Turns out, Thomas sees Corbett as the least likely to grab the job, and looks to who he used to line up alongside as the likely choice to make a switch.
"I think what the Austin Corbett pick says is they felt it was really good value and they could develop him for the future depending on what happens," Thomas explained. "More good linemen is always a good thing and they felt that where they were in the draft was really good value. I agree. I think Austin is going to be a really good player.
"I think he's got a really good situation right now where he can grow and maybe become the center of the future, or depending on what they do with Joel (Bitonio), if they try to move Joel to tackle, they could put Austin at guard. But yeah, Joel would be the first guy out at tackle, and then they would probably put Austin or Spencer Drango at guard."
Thomas and I fell back in line toward the end of that analysis, and moved into near lockstep with his next bit of explanation:
"[This is based on] his skill set," Thomas said. "Austin, God bless him, is not a tackle. He does not have the speed that you need to be able to block edge rushers. He does [have heavy feet].
"I think he's very well-suited for guard, for center, but he's not really tall or lanky. He's not a basketball player.

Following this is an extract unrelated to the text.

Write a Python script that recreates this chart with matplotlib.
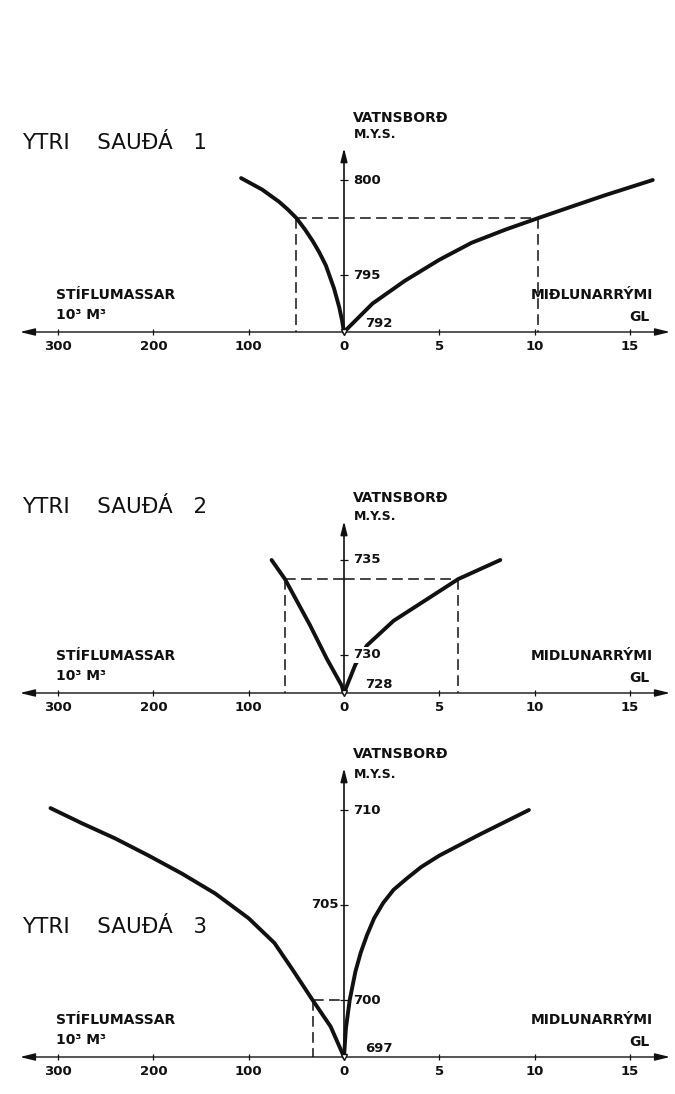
import matplotlib
matplotlib.use("Agg")
import matplotlib.pyplot as plt

# Figure size in pixels
W, H = 675, 1094
DPI = 100

# ---- Ytri Sauðá 1 ----
s1_dam_elev = [792, 792.6, 793.3, 794.3, 795.5, 796.2, 796.8, 797.4, 798,
               798.45, 798.85, 799.5, 800.1]
s1_dam_vol = [0, 2, 5, 10.5, 19, 26, 33, 41, 50, 59, 68, 86, 108]
s1_res_elev = [792, 793.5, 794.7, 795.8, 796.7, 797.4, 798, 798.62, 799.2, 800]
s1_res_vol = [0, 1.5, 3.2, 5.0, 6.7, 8.5, 10.2, 12.0, 13.7, 16.2]
s1_yticks = [800, 795]
s1_base = 792
s1_design = (798, 50, 10.2)

# ---- Ytri Sauðá 2 ----
s2_dam_elev = [728, 728.4, 729.8, 731.6, 734, 735]
s2_dam_vol = [0, 2.5, 18, 36, 62, 76]
s2_res_elev = [728, 729.5, 730.5, 731.8, 732.9, 734, 735]
s2_res_vol = [0, 0.6, 1.2, 2.6, 4.3, 6.0, 8.2]
s2_yticks = [735, 730]
s2_base = 728
s2_design = (734, 62, 6.0)

# ---- Ytri Sauðá 3 ----
s3_dam_elev = [697, 698.6, 700, 701.6, 703.0, 704.3, 705.6, 706.65, 707.6,
               708.5, 709.3, 710.1]
s3_dam_vol = [0, 14, 33, 54, 73, 100, 135, 170, 205, 240, 275, 308]
s3_res_elev = [697, 698.5, 700, 701.5, 702.5, 703.4, 704.3, 705.1, 705.8,
               706.4, 707.0, 707.6, 708.7, 710]
s3_res_vol = [0, 0.1, 0.3, 0.6, 0.88, 1.2, 1.58, 2.05, 2.6, 3.3, 4.05, 5.0,
              7.1, 9.7]
s3_yticks = [710, 705, 700]
s3_base = 697
s3_design = (700, 33, None)

dam_ticks = [100, 200, 300]
res_ticks = [0, 5, 10, 15]
px_per_m = 19.0

plt.rcParams['font.family'] = ['DejaVu Sans']
INK = '#111111'

fig = plt.figure(figsize=(W / DPI, H / DPI), dpi=DPI)

# horizontal extent of the two half-axes (pixels)
X_LEFT, X_ZERO, X_RIGHT = 20, 344, 670
dam_lim = (X_ZERO - X_LEFT) / 0.953
res_lim = (X_RIGHT - X_ZERO) / 19.06


def frac_rect(x0, x1, ytop, ybot):
    return [x0 / W, 1 - ybot / H, (x1 - x0) / W, (ybot - ytop) / H]


def ftext(x, y, s, **kw):
    fig.text(x / W, 1 - y / H, s, color=INK, va='center', **kw)


def panel(axis_px, top_px, title, title_px, base, yticks, left_ticks,
          dam_elev, dam_vol, res_elev, res_vol, design, res_label,
          vat_px, mys_px, white_label=None):
    ytop = base + (axis_px - top_px) / px_per_m
    axl = fig.add_axes(frac_rect(X_LEFT, X_ZERO, top_px, axis_px))
    axr = fig.add_axes(frac_rect(X_ZERO, X_RIGHT, top_px, axis_px))
    for ax in (axl, axr):
        ax.set_ylim(base, ytop)
        for s in ax.spines.values():
            s.set_visible(False)
        ax.patch.set_alpha(0)
        ax.tick_params(axis='x', direction='inout', length=5, width=0.9,
                       pad=3, labelsize=9.5, colors=INK)
    axl.set_xlim(dam_lim, 0)
    axr.set_xlim(0, res_lim)
    axl.set_yticks([])
    axl.set_xticks(dam_ticks)
    axl.set_xticklabels([str(t) for t in dam_ticks], fontweight='bold')
    axr.set_xticks(res_ticks)
    axr.set_xticklabels([str(t) for t in res_ticks], fontweight='bold')
    axr.set_yticks(yticks)
    axr.tick_params(axis='y', direction='inout', length=6, width=0.9,
                    labelleft=False, colors=INK)

    # horizontal axis with arrowheads on both ends
    ap = dict(arrowstyle='-|>,head_length=0.9,head_width=0.22', lw=1.0,
              color=INK, shrinkA=0, shrinkB=0)
    axl.annotate('', xy=(0, 0), xytext=(1, 0), xycoords='axes fraction',
                 textcoords='axes fraction', arrowprops=ap)
    axr.annotate('', xy=(1, 0), xytext=(0, 0), xycoords='axes fraction',
                 textcoords='axes fraction', arrowprops=ap)
    # vertical axis
    apv = dict(arrowstyle='-|>,head_length=0.8,head_width=0.2', lw=1.2,
               color=INK, shrinkA=0, shrinkB=0)
    axr.annotate('', xy=(0, 1), xytext=(0, 0), xycoords='axes fraction',
                 textcoords='axes fraction', arrowprops=apv)

    # curves
    axl.plot(dam_vol, dam_elev, color=INK, lw=2.8, solid_capstyle='round',
             solid_joinstyle='round', clip_on=False, zorder=3)
    axr.plot(res_vol, res_elev, color=INK, lw=2.8, solid_capstyle='round',
             solid_joinstyle='round', clip_on=False, zorder=3)
    axr.plot([0], [base], marker='v', ms=5, mfc='white', mec=INK, mew=1.0,
             clip_on=False, zorder=4)

    # design level guides
    h, v_dam, v_res = design
    dash = dict(color=INK, lw=1.1, dashes=(7, 3.5), clip_on=False, zorder=2)
    axl.plot([v_dam, 0], [h, h], **dash)
    axl.plot([v_dam, v_dam], [h, base], **dash)
    if v_res is not None:
        axr.plot([0, v_res], [h, h], **dash)
        axr.plot([v_res, v_res], [h, base], **dash)

    # elevation labels
    for t in yticks:
        if t in left_ticks:
            axr.annotate(str(t), xy=(0, t), xytext=(-4, 0),
                         textcoords='offset points', ha='right', va='center',
                         fontsize=9.5, fontweight='bold', color=INK)
        else:
            bb = None
            if t == white_label:
                bb = dict(boxstyle='square,pad=0.15', fc='white', ec='none')
            axr.annotate(str(t), xy=(0, t), xytext=(6.5, 0),
                         textcoords='offset points', ha='left', va='center',
                         fontsize=9.5, fontweight='bold', color=INK,
                         bbox=bb, zorder=5)
    axr.annotate(str(base), xy=(0, base), xytext=(15, 1.5),
                 textcoords='offset points', ha='left', va='bottom',
                 fontsize=9.5, fontweight='bold', color=INK)

    # axis captions
    ftext(353, vat_px, 'VATNSBORÐ', fontsize=10, fontweight='bold', ha='left')
    ftext(354, mys_px, 'M.Y.S.', fontsize=9, fontweight='bold', ha='left')
    ftext(56, axis_px - 37, 'STÍFLUMASSAR', fontsize=10, fontweight='bold',
          ha='left')
    ftext(56, axis_px - 17, '10³ M³', fontsize=10, fontweight='bold',
          ha='left')
    ftext(653, axis_px - 37, res_label, fontsize=10, fontweight='bold',
          ha='right')
    ftext(650, axis_px - 15, 'GL', fontsize=10, fontweight='bold', ha='right')
    ftext(22, title_px, title, fontsize=15.5, ha='left')


panel(332, 148, 'YTRI    SAUÐÁ   1', 143, s1_base, s1_yticks, [],
      s1_dam_elev, s1_dam_vol, s1_res_elev, s1_res_vol, s1_design,
      'MIÐLUNARRÝMI', 118, 134)
panel(693, 521, 'YTRI    SAUÐÁ   2', 507, s2_base, s2_yticks, [],
      s2_dam_elev, s2_dam_vol, s2_res_elev, s2_res_vol, s2_design,
      'MIDLUNARRÝMI', 498, 517, white_label=730)
panel(1057, 768, 'YTRI    SAUÐÁ   3', 927, s3_base, s3_yticks, [705],
      s3_dam_elev, s3_dam_vol, s3_res_elev, s3_res_vol, s3_design,
      'MIDLUNARRÝMI', 754, 774)

fig.savefig('out.png', dpi=DPI, facecolor='white')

I think typically you want your tackles to be kind of former basketball players."
By basketball players, Thomas means guys who are agile in multiple directions -- like Thomas was.
So what does this battle in Cleveland become? One of adjustment, perhaps. Bitonio played tackle at Nevada, but hasn't done so since he reached the NFL. He's become one of the league's best guards rather quickly in that time, which lends encouragement to the thought he might be able to adjust quicker than most. And there's still Coleman, though Thomas and I didn't talk much about him, and Spencer Drango, who enters the conversation if the Browns are moving a starting guard out wide.
It's also intriguing in the long term, because it adds a layer of foresight to GM John Dorsey's draft strategy. While many (including this guy) were fooled into thinking it was about tackle, it might have been about the interior all along.